Zwei Menschen hat der Terrorist ermordet, dessen Name der Redaktion bekannt ist, aber den wir nicht nennen, um ihm nicht den Ruhm zu geben, den er sich wünscht.
Die beiden Todesopfer:
Jon Erik Isachsen (54) saß in einem Lokal neben dem „London Pub“, im „Per på Hjørnet“. Er hinterlässt eine Frau und einen erwachsenen Sohn.
Kåre Arvid Hesvik (60) aus der Gemeinde Bærum war für die Pride Parade nach Oslo gereist, auf die er sich nach Angabe seines Partners, der noch auf der Arbeit war, als die Tat geschah.

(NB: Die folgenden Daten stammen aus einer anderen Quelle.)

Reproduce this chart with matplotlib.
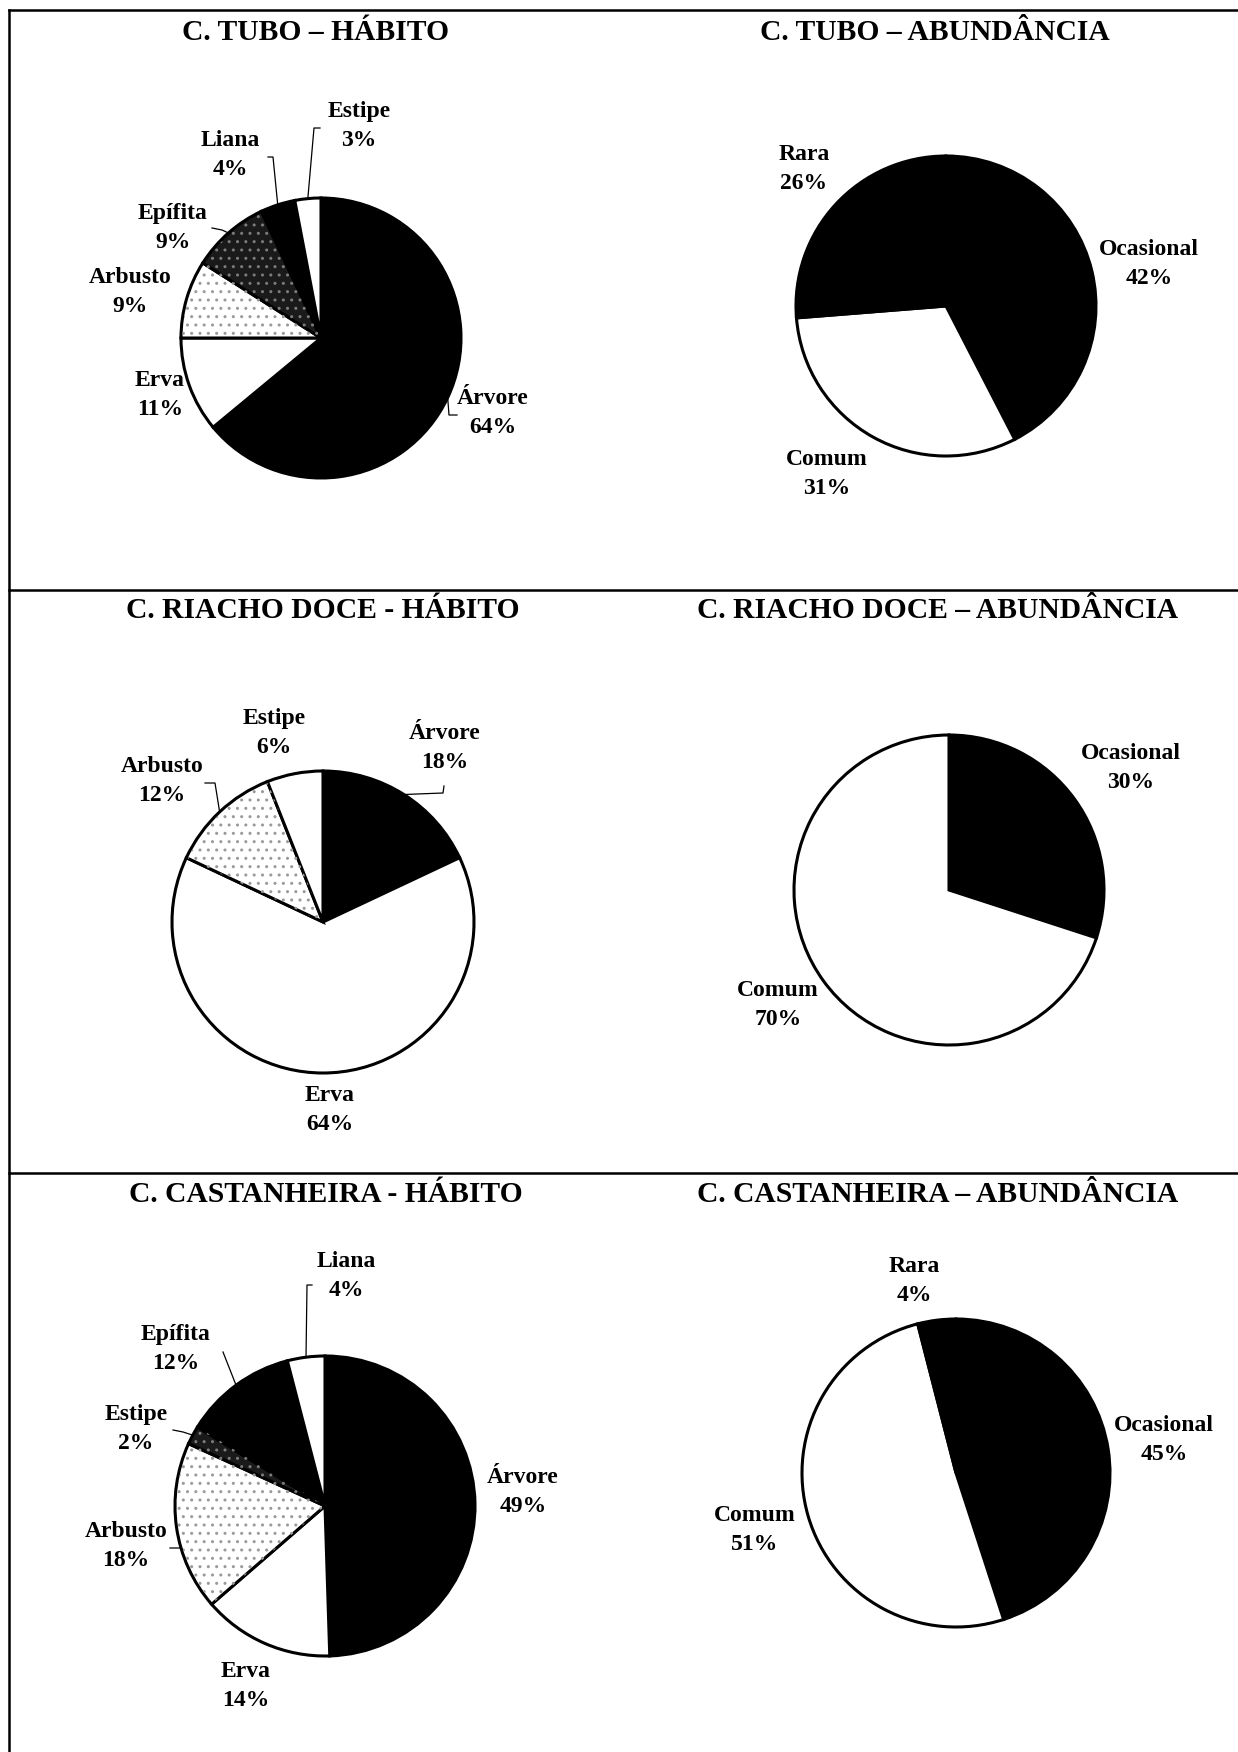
import matplotlib
matplotlib.use('Agg')
import matplotlib.pyplot as plt
from matplotlib.patches import Wedge
import numpy as np

plt.rcParams['font.family'] = ['Liberation Serif', 'DejaVu Serif']
plt.rcParams['font.weight'] = 'bold'

# dados (%)
tubo_hab_cat = ['Árvore', 'Erva', 'Arbusto', 'Epífita', 'Liana', 'Estipe']
tubo_hab_pct = [64, 11, 9, 9, 4, 3]
tubo_abu_cat = ['Ocasional', 'Comum', 'Rara']
tubo_abu_pct = [42, 31, 26]
riacho_hab_cat = ['Árvore', 'Erva', 'Arbusto', 'Estipe']
riacho_hab_pct = [18, 64, 12, 6]
riacho_abu_cat = ['Ocasional', 'Comum']
riacho_abu_pct = [30, 70]
cast_hab_cat = ['Árvore', 'Erva', 'Arbusto', 'Estipe', 'Epífita', 'Liana']
cast_hab_pct = [49, 14, 18, 2, 12, 4]
cast_abu_cat = ['Ocasional', 'Comum', 'Rara']
cast_abu_pct = [45, 51, 4]

titulos = ['C. TUBO – HÁBITO', 'C. TUBO – ABUNDÂNCIA',
           'C. RIACHO DOCE - HÁBITO', 'C. RIACHO DOCE – ABUNDÂNCIA',
           'C. CASTANHEIRA - HÁBITO', 'C. CASTANHEIRA – ABUNDÂNCIA']

# estilos de preenchimento (cor, hachura, cor da hachura)
PRETO = ('black', None, None)
BRANCO = ('white', None, None)
CLARO = ('white', '..', '#9a9a9a')
ESCURO = ('#1a1a1a', '..', '#7c7c7c')

W, H = 1238, 1752
fig = plt.figure(figsize=(W / 100, H / 100), dpi=100)


def linha(x0, y0, x1, y1, lw=1.8):
    fig.add_artist(plt.Line2D([x0 / W, x1 / W], [1 - y0 / H, 1 - y1 / H],
                              transform=fig.transFigure, color='black', lw=lw))


# moldura
linha(9, 10, W, 10)
linha(9, 10, 9, H)
linha(9, 590, W, 590)
linha(9, 1173, W, 1173)


def pizza(cx, cy, r, vals, cats, estilos, pos_rot, guias):
    # posições de rótulos e guias em pixels da página
    k = 2.0
    ax = fig.add_axes([(cx - k * r) / W, 1 - (cy + k * r) / H, 2 * k * r / W, 2 * k * r / H])
    wedges, _ = ax.pie(vals, startangle=90, counterclock=False,
                       colors=[e[0] for e in estilos],
                       wedgeprops=dict(edgecolor='black', linewidth=2.2))
    for w, e in zip(wedges, estilos):
        if e[1]:
            ax.add_patch(Wedge((0, 0), 0.99, w.theta1, w.theta2, facecolor='none',
                               edgecolor=e[2], lw=0, hatch=e[1]))
    for w, c, v, p, g in zip(wedges, cats, vals, pos_rot, guias):
        ax.text((p[0] - cx) / r, (cy - p[1]) / r, f'{c}\n{v}%', ha='center', va='center',
                fontsize=17, linespacing=1.45)
        if g:
            t = np.deg2rad((w.theta1 + w.theta2) / 2)
            xs = [np.cos(t)] + [(q[0] - cx) / r for q in g]
            ys = [np.sin(t)] + [(cy - q[1]) / r for q in g]
            ax.plot(xs, ys, color='black', lw=0.9)
    ax.set_xlim(-k, k)
    ax.set_ylim(-k, k)
    ax.set_axis_off()
    return ax


pizza(321, 338, 140, tubo_hab_pct, tubo_hab_cat,
      [PRETO, BRANCO, CLARO, ESCURO, PRETO, BRANCO],
      [(493, 413), (160, 395), (130, 292), (173, 228), (230, 155), (359, 126)],
      [[(449, 415), (457, 415)], None, None,
       [(222, 230), (212, 228)], [(273, 157), (268, 157)],
       [(314, 128), (320, 128)]])

pizza(946, 306, 150, tubo_abu_pct, tubo_abu_cat,
      [PRETO, BRANCO, PRETO],
      [(1149, 264), (827, 474), (804, 169)],
      [None, None, None])

pizza(323, 922, 151, riacho_hab_pct, riacho_hab_cat,
      [PRETO, BRANCO, CLARO, BRANCO],
      [(445, 748), (330, 1110), (162, 781), (274, 733)],
      [[(443, 793), (444, 786)], None,
       [(215, 783), (205, 783)], None])

pizza(949, 890, 155, riacho_abu_pct, riacho_abu_cat,
      [PRETO, BRANCO],
      [(1131, 768), (778, 1005)],
      [None, None])

pizza(325, 1506, 150, cast_hab_pct, cast_hab_cat,
      [PRETO, BRANCO, CLARO, ESCURO, PRETO, BRANCO],
      [(523, 1492), (246, 1686), (126, 1546), (136, 1429), (176, 1349), (346, 1276)],
      [None, None, [(181, 1548), (170, 1548)],
       [(183, 1432), (173, 1430)], [(223, 1352)],
       [(307, 1285), (312, 1285)]])

pizza(956, 1473, 154, cast_abu_pct, cast_abu_cat,
      [PRETO, BRANCO, PRETO],
      [(1164, 1440), (755, 1530), (914, 1281)],
      [None, None, None])

# títulos
pos_tit = [(316, 32), (935, 32), (323, 610), (938, 610), (326, 1194), (938, 1194)]
for t, (x, y) in zip(titulos, pos_tit):
    fig.text(x / W, 1 - y / H, t, ha='center', va='center', fontsize=21.3)

fig.savefig('out.png', dpi=100, facecolor='white')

21 weitere Menschen wurden verletzt, zehn von ihnen schwer. In Lebensgefahr schweben die Opfer nach norwegischen Polizeiangaben nicht mehr. Der „London Pub“ beschreibt sich auf der eigenen Internetseite als „Schwules Hauptquartier seit 1979“. Es ist also ein symbolischer Ort, ein „Safe Space“ für die queere Szene und landesweit als solcher bekannt.
Erinnerungen an Utøya
Schmerzliche Erinnerungen weckt der Terrorschlag in Norwegen an das Attentat von Utøya, bei dem ein rechtsextremer Terrorist im Jahr 2011 an drei Orten 77 Menschen ermordete. Da Homo- und Transfeindlichkeit im Rechtsextremismus weit verbreitet sind, verbreitete sich zunächst die Angst vor einem weiteren rechtsextremen Terroranschlag in Norwegen. Doch der Hass auf sexuelle Vielfalt und ein freies Liebesleben für alle, gespeist aus toxischer Männlichkeit, ist kein exklusives rechtsextremes Gedankengut. Diesmal war der Attentäter offenbar islamistisch motiviert, ein 42-jähriger Norweger mit iranischen Wurzeln.
Im Polizeiverhör schweigt der Täter bisher, außer dass er sich als nicht einverstanden erklärt hat, dass das Verhör aufgezeichnet wird – solange es nicht vollständig im Fernsehen gesendet werde (vgl. Welt). Damit ist zumindest eine verschwörungsideologisch geprägte und sendungsbewusste Grundeinstellung belegt, ein Misstrauen gegen behördliche Institutionen – denn der Mann gab an, er glaube nicht, dass die Behörden seine Angaben nicht manipulieren – ebenso wie der Wunsch nach breiter Öffentlichkeit für die eigene Ideologie.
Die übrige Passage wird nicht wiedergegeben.